FORWARD LOOKING-STATEMENTS
This 8-K contains forward-looking statements including, among other things,
statements regarding the consummation of the acquisition of Nicira. These
forward-looking statements are subject to the safe harbor provisions created by
the Private Securities Litigation Reform Act of 1995. Actual results could
differ materially from those projected in the forward-looking statements as a
result of certain risk factors, including but not limited to: (i) the
satisfaction of closing conditions for the transaction; (ii) the successful
integration of Nicira and VMware personnel and technologies; (iii) adverse
changes in general economic or market conditions; (iv) delays or reductions in
consumer or information technology spending; (v) competitive factors, including
but not limited to pricing pressures, industry consolidation, entry of new
competitors into the virtualization market, and new product and marketing
initiatives by our competitors; (vi) our customers' ability to develop, and to
transition to, new products and computing strategies such as cloud computing and
software-defined data centers; (vii) the uncertainty of customer acceptance of
emerging technology; (viii) rapid technological and market changes in
virtualization software and platforms for cloud and desktop computing;
(ix) changes to product development timelines; (x) our ability to protect our
proprietary technology and comply with open source licensing requirements; and
(xi) our ability to attract and retain highly qualified employees. These forward
looking statements are based on current expectations and are subject to
uncertainties and changes in condition, significance, value and effect as well
as other risks detailed in documents filed with the Securities and Exchange
Commission, including our most recent reports on Form 10-K and Form 10-Q and
current reports on Form 8-K that we may file from time to time, which could
cause actual results to vary from expectations.
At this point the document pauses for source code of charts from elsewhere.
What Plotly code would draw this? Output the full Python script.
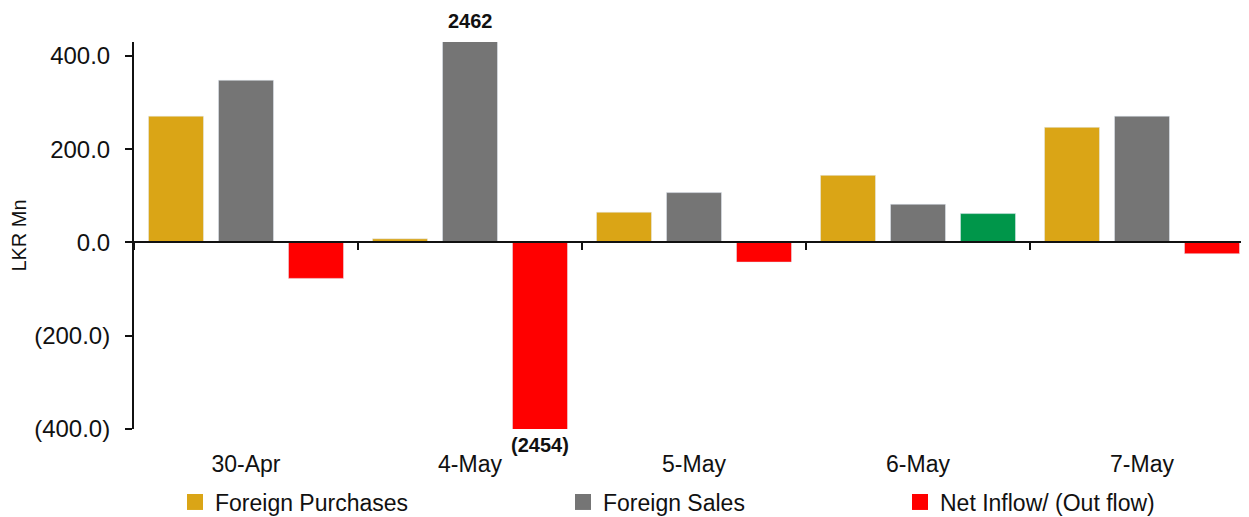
import plotly.graph_objects as go

dates = ["30-Apr", "4-May", "5-May", "6-May", "7-May"]
purchases = [271, 8, 65, 144, 247]
sales = [348, 2462, 107, 82, 271]
net = [-77, -2454, -42, 62, -24]

ytick_vals = [400, 200, 0, -200, -400]
ytick_text = ["400.0", "200.0", "0.0", "(200.0)", "(400.0)"]

C_PUR = "#DAA516"
C_SAL = "#757575"
C_NEG = "#FF0000"
C_POS = "#00964A"

Y_MIN, Y_MAX = -400, 430
OFF = 8  # page body margin
W, H = 1254 - OFF, 517 - OFF
ML, MR, MT = 134 - OFF, 0, 42 - OFF
PLOT_BOTTOM = 429 - OFF
MB = H - PLOT_BOTTOM
BARGAP = 0.0625
FONT = "Liberation Sans"

net_colors = [C_POS if v >= 0 else C_NEG for v in net]

fig = go.Figure()
fig.add_trace(go.Bar(x=dates, y=purchases, marker_color=C_PUR, showlegend=False, name="Foreign Purchases"))
fig.add_trace(go.Bar(x=dates, y=sales, marker_color=C_SAL, showlegend=False, name="Foreign Sales"))
fig.add_trace(go.Bar(x=dates, y=net, marker_color=net_colors, showlegend=False, name="Net Inflow/ (Out flow)"))

# zero-baseline axis helper (invisible)
fig.add_trace(go.Scatter(x=dates, y=[0] * len(dates), xaxis="x2", mode="markers",
                         marker=dict(opacity=0), showlegend=False, hoverinfo="skip"))

plot_w = W - ML - MR
plot_h = H - MT - MB
def px2paper(px):
    return (px - OFF - ML) / plot_w

legend_names = ["Foreign Purchases", "Foreign Sales", "Net Inflow/ (Out flow)"]
legend_colors = [C_PUR, C_SAL, C_NEG]
legend_ids = ["legend", "legend2", "legend3"]
legend_px = [175, 563, 900]
for nm, col, lid in zip(legend_names, legend_colors, legend_ids):
    fig.add_trace(go.Scatter(x=[None], y=[None], mode="markers", name=nm,
                             marker=dict(symbol="square", size=16, color=col),
                             legend=lid, showlegend=True))

legend_y = -((502 - OFF) - PLOT_BOTTOM) / plot_h
leg_common = dict(orientation="h", yanchor="middle", y=legend_y, xanchor="left",
                  font=dict(family=FONT, size=23, color="#111111"),
                  bgcolor="rgba(0,0,0,0)", itemwidth=30)
layout_legends = {}
for lid, lx in zip(legend_ids, legend_px):
    layout_legends[lid] = dict(leg_common, x=px2paper(lx))

slot = plot_w / len(dates) * (1 - BARGAP) / 3

fig.add_annotation(x=dates[1], y=Y_MAX, yref="y", xref="x", text=f"<b>{sales[1]:.0f}</b>",
                   showarrow=False, yanchor="bottom", yshift=8,
                   font=dict(family=FONT, size=20, color="#111111"))
fig.add_annotation(x=dates[1], y=Y_MIN, yref="y", xref="x", text=f"<b>({abs(net[1]):.0f})</b>",
                   showarrow=False, yanchor="top", yshift=-3, xshift=slot,
                   font=dict(family=FONT, size=20, color="#111111"))

zero_pos = (0 - Y_MIN) / (Y_MAX - Y_MIN)

fig.update_layout(
    width=W, height=H,
    margin=dict(l=ML, r=MR, t=MT, b=MB, autoexpand=False),
    paper_bgcolor="white", plot_bgcolor="white",
    barmode="group", bargap=BARGAP, bargroupgap=0.214,
    font=dict(family=FONT, color="#111111"),
    xaxis=dict(showline=False, ticks="", showgrid=False, zeroline=False,
               tickfont=dict(family=FONT, size=23, color="#111111"),
               ticklabelstandoff=19, categoryorder="array", categoryarray=dates),
    xaxis2=dict(overlaying="x", matches="x", anchor="free", position=zero_pos,
                showline=True, linecolor="#111111", linewidth=2,
                ticks="outside", tickson="boundaries", ticklen=7, tickwidth=2, tickcolor="#111111",
                showticklabels=False, showgrid=False, zeroline=False),
    yaxis=dict(range=[Y_MIN, Y_MAX], showline=True, linecolor="#111111", linewidth=2,
               ticks="outside", ticklen=7, tickwidth=2, tickcolor="#111111",
               tickvals=ytick_vals, ticktext=ytick_text, showgrid=False, zeroline=False,
               tickfont=dict(family=FONT, size=24, color="#111111"), ticklabelstandoff=10,
               title=dict(text="LKR Mn", font=dict(family=FONT, size=20, color="#111111"), standoff=2)),
    **layout_legends,
)

fig.write_html("out.html")
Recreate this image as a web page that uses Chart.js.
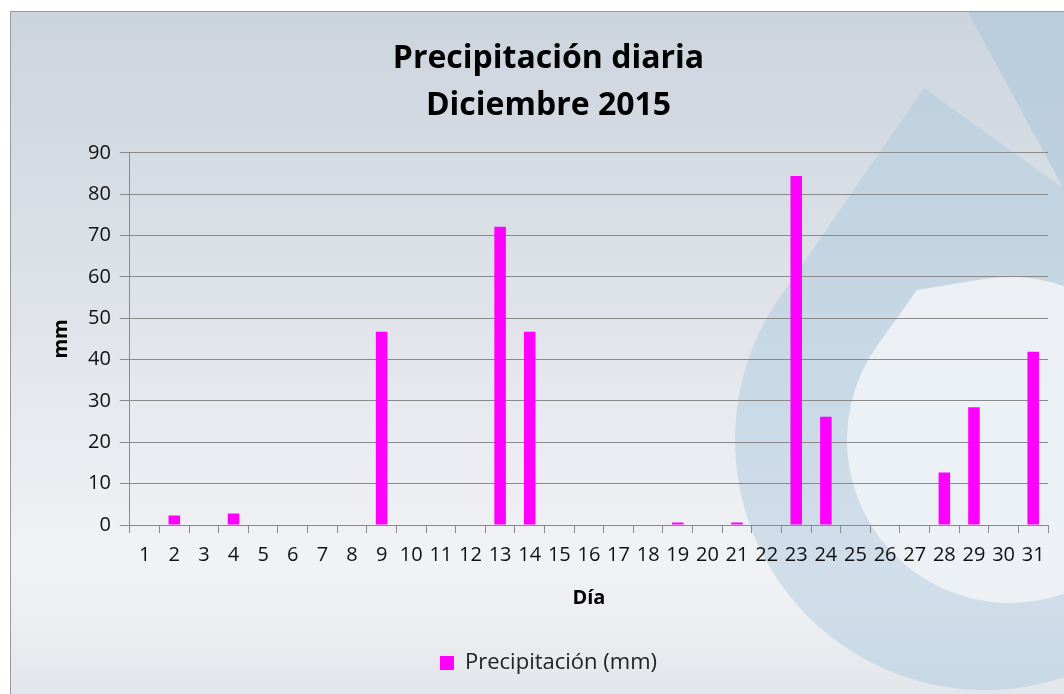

VMware assumes no obligation to,
and does not currently intend to, update any such forward-looking statements
after the date of this release.
(d) Exhibits
99.1 Press release of VMware, Inc. dated July 23, 2012 regarding VMware's entry into a definitive agreement to acquire Nicira.
99.2 Press release of VMware, Inc. dated July 17, 2012 regarding VMware's preliminary financial results for the quarter ended June 30, 2012.
99.3 Press release of VMware, Inc. dated July 23, 2012 regarding VMware's financial results for the quarter ended June 30, 2012.